11. An interlock system for a cabinet as recited in claim 10, wherein the lowermost latching module in said series of latching modules comprises:

(a) a lowermost second transmitter which is located within the first passageway of said lowermost latching module and which extends downwardly from the inner opening of the second passageway of said lowermost latching module,

(b) a stop at the lower end of the first passageway, and

(c) a second compression spring which forms part of said biasing means and which is located between said stop and said lowermost second transmitter, said second compression spring being compressed by the increased biasing effect of said first compression spring when said locking module is in its locked state so that said first compression spring is compressed by said actuator.

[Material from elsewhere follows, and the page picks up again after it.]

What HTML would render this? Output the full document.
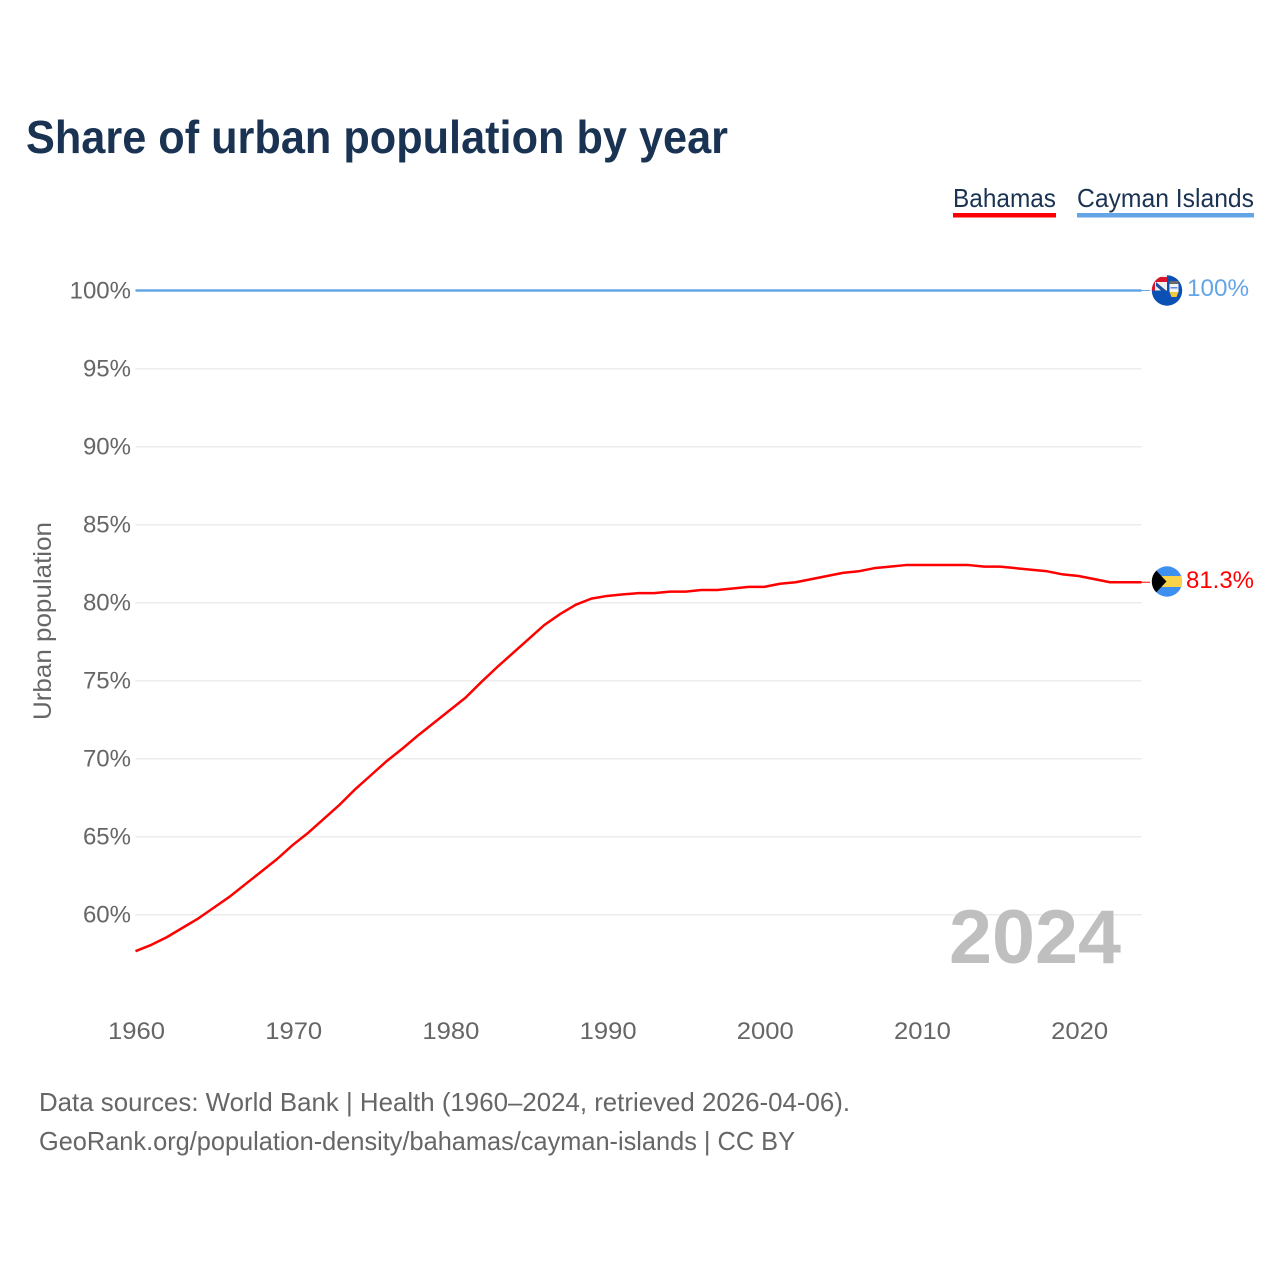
<!DOCTYPE html>
<html lang="en">
<head>
<meta charset="utf-8">
<title>Share of urban population by year</title>
<style>
html,body{margin:0;padding:0;background:#fff;width:1280px;height:1280px;overflow:hidden}
svg{display:block}
text{font-family:"Liberation Sans",sans-serif}
</style>
</head>
<body>
<svg id="chart" width="1280" height="1280" viewBox="0 0 1280 1280" xmlns="http://www.w3.org/2000/svg">
  <defs>
    <clipPath id="flag-clip-ky"><circle cx="1167" cy="290.5" r="15.2"/></clipPath>
    <clipPath id="flag-clip-bs"><circle cx="1167" cy="581.5" r="15.2"/></clipPath>
  </defs>
  <rect width="1280" height="1280" fill="#fff"/>
  <text x="26" y="153" font-size="46" font-weight="700" fill="#1a3353" textLength="702" lengthAdjust="spacingAndGlyphs">Share of urban population by year</text>

  <g>
    <g>
      <text x="953" y="207" font-size="26" fill="#1a3353" textLength="103" lengthAdjust="spacingAndGlyphs">Bahamas</text>
      <rect x="953" y="213" width="103" height="4.5" fill="#ff0000"/>
    </g>
    <g>
      <text x="1077" y="207" font-size="26" fill="#1a3353" textLength="177" lengthAdjust="spacingAndGlyphs">Cayman Islands</text>
      <rect x="1077" y="213" width="177" height="4.5" fill="#64a5e8"/>
    </g>
  </g>

  <g id="grid"></g>
  <g id="y-axis"></g>
  <g id="x-axis"></g>
  <text transform="translate(51,720) rotate(-90)" font-size="25" fill="#666" textLength="198" lengthAdjust="spacingAndGlyphs">Urban population</text>
  <text x="949" y="963" font-size="76" font-weight="700" fill="#bfbfbf" textLength="172" lengthAdjust="spacingAndGlyphs">2024</text>
  <g id="series"></g>

  <g clip-path="url(#flag-clip-ky)">
    <rect x="1151" y="275" width="32" height="32" fill="#0b50b4"/>
    <rect x="1151" y="275" width="16" height="15.5" fill="#f0f0f0"/>
    <rect x="1151" y="277" width="16" height="5" fill="#d9142b"/>
    <rect x="1151" y="277" width="4" height="13.5" fill="#d9142b"/>
    <path d="M1156 282 L1166 290.500 L1161 290.500 L1156 286 Z" fill="#1a4ea0"/>
    <path d="M1160 282 L1167 282 L1167 288 Z" fill="#f0f0f0"/>
    <rect x="1169.500" y="281" width="9" height="3" fill="#6a6a6a"/>
    <rect x="1169.500" y="284" width="9" height="8" fill="#f4f4f4"/>
    <rect x="1170.500" y="287" width="7" height="1.500" fill="#5a90d8"/>
    <path d="M1169.500 292 L1178.500 292 L1176.500 297 L1171.500 297 Z" fill="#f0c93a"/>
  </g>
  <text x="1187" y="296" font-size="24.500" fill="#64a5e8" textLength="62" lengthAdjust="spacingAndGlyphs">100%</text>

  <g clip-path="url(#flag-clip-bs)">
    <rect x="1151" y="566" width="32" height="32" fill="#3d8ff0"/>
    <rect x="1151" y="576" width="32" height="11" fill="#fad24a"/>
    <path d="M1151 565 L1166.500 581.500 L1151 598 Z" fill="#000"/>
  </g>
  <text x="1186" y="588" font-size="24.500" fill="#ff0000" textLength="68" lengthAdjust="spacingAndGlyphs">81.3%</text>

  <text x="39" y="1111" font-size="26" fill="#666" textLength="811" lengthAdjust="spacingAndGlyphs">Data sources: World Bank | Health (1960–2024, retrieved 2026-04-06).</text>
  <text x="39" y="1150" font-size="26" fill="#666" textLength="756" lengthAdjust="spacingAndGlyphs">GeoRank.org/population-density/bahamas/cayman-islands | CC BY</text>
</svg>
<script>
const years = [1960,1961,1962,1963,1964,1965,1966,1967,1968,1969,1970,1971,1972,1973,1974,1975,1976,1977,1978,1979,1980,1981,1982,1983,1984,1985,1986,1987,1988,1989,1990,1991,1992,1993,1994,1995,1996,1997,1998,1999,2000,2001,2002,2003,2004,2005,2006,2007,2008,2009,2010,2011,2012,2013,2014,2015,2016,2017,2018,2019,2020,2021,2022,2023,2024];
const bahamas = [57.65,58.05,58.55,59.15,59.75,60.45,61.15,61.95,62.75,63.55,64.45,65.25,66.15,67.05,68.05,68.95,69.85,70.65,71.5,72.3,73.1,73.9,74.9,75.85,76.75,77.65,78.55,79.25,79.85,80.25,80.42,80.52,80.6,80.6,80.7,80.7,80.8,80.8,80.9,81.0,81.0,81.2,81.3,81.5,81.7,81.9,82.0,82.2,82.3,82.4,82.4,82.4,82.4,82.4,82.3,82.3,82.2,82.1,82.0,81.8,81.7,81.5,81.3,81.3,81.3];
const cayman = [100,100,100,100,100,100,100,100,100,100,100,100,100,100,100,100,100,100,100,100,100,100,100,100,100,100,100,100,100,100,100,100,100,100,100,100,100,100,100,100,100,100,100,100,100,100,100,100,100,100,100,100,100,100,100,100,100,100,100,100,100,100,100,100,100];
const yTicks = [60,65,70,75,80,85,90,95,100];
const xTicks = [1960,1970,1980,1990,2000,2010,2020];

const NS = 'http://www.w3.org/2000/svg';
const xScale = function (yr) { return 135.5 + (yr - 1960) * (1141.5 - 135.5) / 64; };
const yScale = function (v) { return 290.5 + (100 - v) * 15.6; };

const grid = document.getElementById('grid');
const yAxis = document.getElementById('y-axis');
const xAxis = document.getElementById('x-axis');
const series = document.getElementById('series');

yTicks.forEach(function (t) {
  const line = document.createElementNS(NS, 'line');
  
  
  line.setAttribute('x1', xScale(1960));
  line.setAttribute('x2', xScale(2024));
  line.setAttribute('y1', yScale(t) + 0.3);
  line.setAttribute('y2', yScale(t) + 0.3);
  line.setAttribute('stroke', '#ececec');
  line.setAttribute('stroke-width', '1.5');
  grid.appendChild(line);

  const label = document.createElementNS(NS, 'text');
  
  
  label.setAttribute('x', 131);
  label.setAttribute('y', yScale(t) + 8);
  label.setAttribute('text-anchor', 'end');
  label.setAttribute('font-size', '24');
  label.setAttribute('fill', '#666');
  label.textContent = t + '%';
  yAxis.appendChild(label);
});

xTicks.forEach(function (t) {
  const label = document.createElementNS(NS, 'text');
  
  
  label.setAttribute('x', xScale(t) + 1);
  label.setAttribute('y', 1039);
  label.setAttribute('text-anchor', 'middle');
  label.setAttribute('font-size', '24');
  label.setAttribute('fill', '#666');
  label.setAttribute('textLength', '57');
  label.setAttribute('lengthAdjust', 'spacingAndGlyphs');
  label.textContent = t;
  xAxis.appendChild(label);
});

function pathFor(values) {
  return values.map(function (v, i) {
    return (i ? 'L' : 'M') + xScale(years[i]).toFixed(2) + ' ' + yScale(v).toFixed(2);
  }).join(' ');
}

const caymanLeader = document.createElementNS(NS, 'line');


caymanLeader.setAttribute('x1', xScale(2024));
caymanLeader.setAttribute('x2', 1150);
caymanLeader.setAttribute('y1', yScale(cayman[cayman.length - 1]));
caymanLeader.setAttribute('y2', yScale(cayman[cayman.length - 1]));
caymanLeader.setAttribute('stroke', '#64a5e8');
caymanLeader.setAttribute('stroke-width', '1');
series.appendChild(caymanLeader);

const bahamasLeader = document.createElementNS(NS, 'line');


bahamasLeader.setAttribute('x1', xScale(2024));
bahamasLeader.setAttribute('x2', 1150);
bahamasLeader.setAttribute('y1', yScale(bahamas[bahamas.length - 1]));
bahamasLeader.setAttribute('y2', yScale(bahamas[bahamas.length - 1]));
bahamasLeader.setAttribute('stroke', '#ff0000');
bahamasLeader.setAttribute('stroke-width', '1');
series.appendChild(bahamasLeader);

const caymanLine = document.createElementNS(NS, 'path');


caymanLine.setAttribute('d', pathFor(cayman));
caymanLine.setAttribute('fill', 'none');
caymanLine.setAttribute('stroke', '#64a5e8');
caymanLine.setAttribute('stroke-width', '2.5');
series.appendChild(caymanLine);

const bahamasLine = document.createElementNS(NS, 'path');


bahamasLine.setAttribute('d', pathFor(bahamas));
bahamasLine.setAttribute('fill', 'none');
bahamasLine.setAttribute('stroke', '#ff0000');
bahamasLine.setAttribute('stroke-width', '2.5');
bahamasLine.setAttribute('stroke-linejoin', 'round');
series.appendChild(bahamasLine);
</script>
</body>
</html>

12. An interlock system for a cabinet as recited in claim 1, wherein said cabinet has at least three drawers and a latching module for each drawer, said series of latching modules comprising an upper latching module, a lower latching module and at least one intermediate latching module comprising:

(a) a downwardly facing shoulder in the second transmitter which extends from the lowest intermediate latching module to said lower latching module, said shoulder being spaced from and facing said lower latching module,

(b) a lower compression spring which extends between said shoulder and said lower latching module,

(c) an upwardly facing shoulder in the second transmitter which extends from the uppermost intermediate latching module to said upper latching module, said upwardly facing shoulder being spaced from and facing said upper latching module, and

(d) an upper compression spring which extends between said upwardly facing shoulder and said upper latching module.

13. An interlock system for a cabinet as recited in claim 12, wherein each of said lower and upper compression springs is a helical compression spring which is coiled about its respective transmitter.